# [DATASET EXCERPT]
□ □ □ □ □

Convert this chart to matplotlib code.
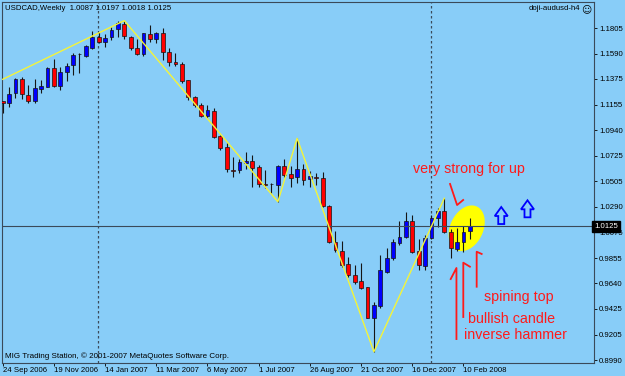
import matplotlib
matplotlib.use("Agg")
import matplotlib.pyplot as plt
from matplotlib.patches import Polygon
import numpy as np

plt.rcParams['font.family'] = ['Liberation Sans', 'DejaVu Sans']

# USDCAD weekly bars, 24 Sep 2006 .. 17 Feb 2008
opens = [1.1184, 1.1174, 1.1253, 1.1372, 1.1239, 1.1188, 1.1292, 1.1309, 1.1465, 1.1318,
         1.1432, 1.1494, 1.1583, 1.1570, 1.1635, 1.1729, 1.1686, 1.1729, 1.1797, 1.1841,
         1.1729, 1.1635, 1.1584, 1.1757, 1.1717, 1.1763, 1.1606, 1.1522, 1.1502, 1.1362,
         1.1219, 1.1154, 1.1063, 1.1106, 1.0894, 1.0795, 1.0602, 1.0602, 1.0659, 1.0679,
         1.0630, 1.0484, 1.0482, 1.0475, 1.0639, 1.0566, 1.0539, 1.0608, 1.0524, 1.0545,
         1.0537, 1.0299, 0.9989, 0.9918, 0.9802, 0.9711, 0.9663, 0.9607, 0.9349, 0.9451,
         0.9739, 0.9853, 0.9985, 1.0036, 1.0170, 0.9915, 0.9790, 1.0023, 1.0198, 1.0254,
         1.0074, 0.9932, 0.9989, 1.0087]
highs = [1.1191, 1.1304, 1.1381, 1.1394, 1.1324, 1.1372, 1.1366, 1.1474, 1.1542, 1.1474,
         1.1508, 1.1593, 1.1593, 1.1663, 1.1785, 1.1776, 1.1757, 1.1813, 1.1867, 1.1870,
         1.1740, 1.1712, 1.1768, 1.1829, 1.1776, 1.1808, 1.1635, 1.1593, 1.1522, 1.1366,
         1.1230, 1.1168, 1.1154, 1.1126, 1.0899, 1.0829, 1.0710, 1.0693, 1.0753, 1.0730,
         1.0645, 1.0602, 1.0495, 1.0645, 1.0693, 1.0636, 1.0871, 1.0652, 1.0594, 1.0574,
         1.0583, 1.0305, 1.0085, 1.0000, 0.9867, 0.9796, 0.9811, 0.9612, 0.9485, 0.9881,
         0.9943, 1.0017, 1.0170, 1.0243, 1.0221, 1.0017, 1.0051, 1.0221, 1.0282, 1.0362,
         1.0102, 1.0113, 1.0130, 1.0197]
lows = [1.1084, 1.1140, 1.1211, 1.1202, 1.1174, 1.1168, 1.1253, 1.1304, 1.1304, 1.1281,
        1.1358, 1.1409, 1.1423, 1.1564, 1.1627, 1.1678, 1.1644, 1.1706, 1.1734, 1.1712,
        1.1621, 1.1578, 1.1572, 1.1689, 1.1678, 1.1536, 1.1488, 1.1488, 1.1338, 1.1197,
        1.1135, 1.1055, 1.1041, 1.0871, 1.0772, 1.0588, 1.0545, 1.0580, 1.0611, 1.0461,
        1.0461, 1.0447, 1.0405, 1.0333, 1.0540, 1.0461, 1.0492, 1.0479, 1.0461, 1.0475,
        1.0291, 0.9980, 0.9909, 0.9782, 0.9697, 0.9632, 0.9592, 0.9344, 0.9060, 0.9429,
        0.9726, 0.9839, 0.9966, 1.0023, 0.9895, 0.9754, 0.9754, 1.0017, 1.0121, 1.0065,
        0.9858, 0.9915, 0.9909, 1.0018]
closes = [1.1171, 1.1247, 1.1372, 1.1247, 1.1191, 1.1296, 1.1315, 1.1465, 1.1315, 1.1432,
          1.1488, 1.1576, 1.1585, 1.1655, 1.1729, 1.1686, 1.1723, 1.1791, 1.1847, 1.1740,
          1.1635, 1.1587, 1.1763, 1.1712, 1.1763, 1.1600, 1.1516, 1.1500, 1.1360, 1.1225,
          1.1154, 1.1063, 1.1112, 1.0885, 1.0792, 1.0611, 1.0594, 1.0673, 1.0679, 1.0622,
          1.0484, 1.0475, 1.0486, 1.0639, 1.0557, 1.0537, 1.0608, 1.0518, 1.0551, 1.0532,
          1.0297, 0.9994, 0.9923, 0.9796, 0.9711, 0.9654, 0.9604, 0.9349, 0.9457, 0.9754,
          0.9858, 0.9989, 1.0034, 1.0170, 0.9904, 0.9796, 1.0023, 1.0193, 1.0254, 1.0074,
          0.9938, 0.9989, 1.0079, 1.0125]

date_labels = ["24 Sep 2006", "19 Nov 2006", "14 Jan 2007", "11 Mar 2007", "6 May 2007",
               "1 Jul 2007", "26 Aug 2007", "21 Oct 2007", "16 Dec 2007", "10 Feb 2008"]
price_ticks = [1.1805, 1.1590, 1.1375, 1.1155, 1.0940, 1.0725, 1.0505, 1.0290,
               1.0075, 0.9855, 0.9640, 0.9425, 0.9205, 0.8990]

# zigzag indicator vertices (bar index, price)
zz_idx = [0, 19, 43, 46, 58, 69]
zz_val = [1.1372, 1.1870, 1.0333, 1.0871, 0.9060, 1.0362]

year_starts = [15, 67]   # period separators
last_price = 1.0125

bg = '#88cdf8'
frame = '#3a4a5a'

W, H = 625, 376
fig = plt.figure(figsize=(W / 100, H / 100), dpi=100, facecolor=bg)
ax_l, ax_r, ax_t, ax_b = 1.7, 594.3, 2.0, 362.5
ax = fig.add_axes([ax_l / W, 1 - ax_b / H, (ax_r - ax_l) / W, (ax_b - ax_t) / H])
ax.set_facecolor(bg)
ax.set_xlim(-0.156, 92.44)
ax.set_ylim(0.8969, 1.2028)

# px -> data scale, for drawing shapes in screen proportions
sx = (92.44 + 0.156) / (ax_r - ax_l)
sy = (1.2028 - 0.8969) / (ax_b - ax_t)

# highlight ellipse behind the last candles
t = np.linspace(0, 2 * np.pi, 100)
a, b, ang = 24, 16.5, np.radians(65)
ex = a * np.cos(t) * np.cos(ang) - b * np.sin(t) * np.sin(ang)
ey = a * np.cos(t) * np.sin(ang) + b * np.sin(t) * np.cos(ang)
ax.fill(72.5 + ex * sx, 1.0108 + ey * sy, color='#ffff00', lw=0, zorder=1)

# separators and bid line
for xs in year_starts:
    ax.axvline(xs - 0.15, color=frame, lw=0.9, ls=(0, (2, 2)), zorder=2)
ax.axhline(last_price, color=frame, lw=0.8, zorder=4)

# candles
x = np.arange(len(opens))
o = np.array(opens); c = np.array(closes)
up = c >= o
ax.vlines(x, lows, highs, color='#151515', lw=0.8, zorder=3)
ax.bar(x, np.abs(c - o), bottom=np.minimum(o, c), width=0.62,
       color=np.where(up, '#0000ff', '#ff0000'), edgecolor='#151515', lw=0.5, zorder=3)

# zigzag
ax.plot(zz_idx, zz_val, color='#f4f43a', lw=1.0, zorder=5)

# blue hollow up arrows
shape = np.array([(-3, 0), (3, 0), (3, 8), (6.5, 8), (0, 17), (-6.5, 8), (-3, 8)])
for ax_x, base in [(77.9, 1.0144), (82.0, 1.0201)]:
    pts = np.column_stack([ax_x + shape[:, 0] * sx, base + shape[:, 1] * sy])
    ax.add_patch(Polygon(pts, closed=True, fill=False, ec='#0000ff', lw=1.3, zorder=6))

# red hand-drawn marks
red = '#ff1a1a'
ax.plot([69.9, 71.0, 71.95], [1.0484, 1.0305, 1.0348], color=red, lw=1.3, zorder=6)
ax.plot([70.0, 70.9, 70.9], [0.9677, 0.9771, 0.9168], color=red, lw=1.3, zorder=6)
ax.plot([73.0, 71.97, 71.97], [0.9782, 0.9816, 0.9355], color=red, lw=1.3, zorder=6)
ax.plot([74.84, 74.06, 74.06], [0.9890, 0.9909, 0.9612], color=red, lw=1.3, zorder=6)

ax.text(64.1, 1.0574, "very strong for up", color=red, fontsize=10.3, va='baseline', zorder=7)
ax.text(75.2, 0.9491, "spining top", color=red, fontsize=10.3, va='baseline', zorder=7)
ax.text(72.7, 0.9301, "bullish candle", color=red, fontsize=10.3, va='baseline', zorder=7)
ax.text(72.1, 0.9166, "inverse hammer", color=red, fontsize=10.3, va='baseline', zorder=7)

# axes styling
for s in ax.spines.values():
    s.set_color(frame)
    s.set_linewidth(0.8)
ax.yaxis.tick_right()
ax.set_yticks(price_ticks)
ax.set_yticklabels([f"{v:.4f}" for v in price_ticks])
ax.set_xticks(np.arange(0, 8 * len(date_labels), 8))
ax.set_xticklabels(date_labels, ha='left')
ax.tick_params(axis='both', labelsize=5.6, length=2.2, width=0.6, color='black', pad=1.2)

ax.text(1.0, last_price, f"{last_price:.4f}", transform=ax.get_yaxis_transform(),
        color='white', fontsize=5.6, va='center', ha='left', zorder=8,
        bbox=dict(boxstyle='square,pad=0.25', fc='black', ec='black'))

fig.text(5 / W, 1 - 8.5 / H, "USDCAD,Weekly  1.0087 1.0197 1.0018 1.0125",
         fontsize=5.6, va='center', ha='left')
fig.text(580 / W, 1 - 9 / H, "doji-audusd-h4", fontsize=5.6, va='center', ha='right')
fig.text(586 / W, 1 - 9 / H, "\u263a", fontsize=7, va='center', ha='center', family=['DejaVu Sans'])
fig.text(5 / W, 1 - 356 / H, "MIG Trading Station, \u00a9 2001-2007 MetaQuotes Software Corp.",
         fontsize=5.8, va='center', ha='left')

fig.savefig("out.png", dpi=100, facecolor=bg)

□ □ □ □ □

# [WORK INSTRUCTIONS]
Write down every line from the opening of the listing to the line with "plt.rcParams['font.family'] = ['Liberation", both included, and nothing else; the pictures are omitted.

# [SOLUTION TO THIS EXERCISE]
Convert this chart to matplotlib code.
import matplotlib
matplotlib.use("Agg")
import matplotlib.pyplot as plt
from matplotlib.patches import Polygon
import numpy as np

plt.rcParams['font.family'] = ['Liberation Sans', 'DejaVu Sans']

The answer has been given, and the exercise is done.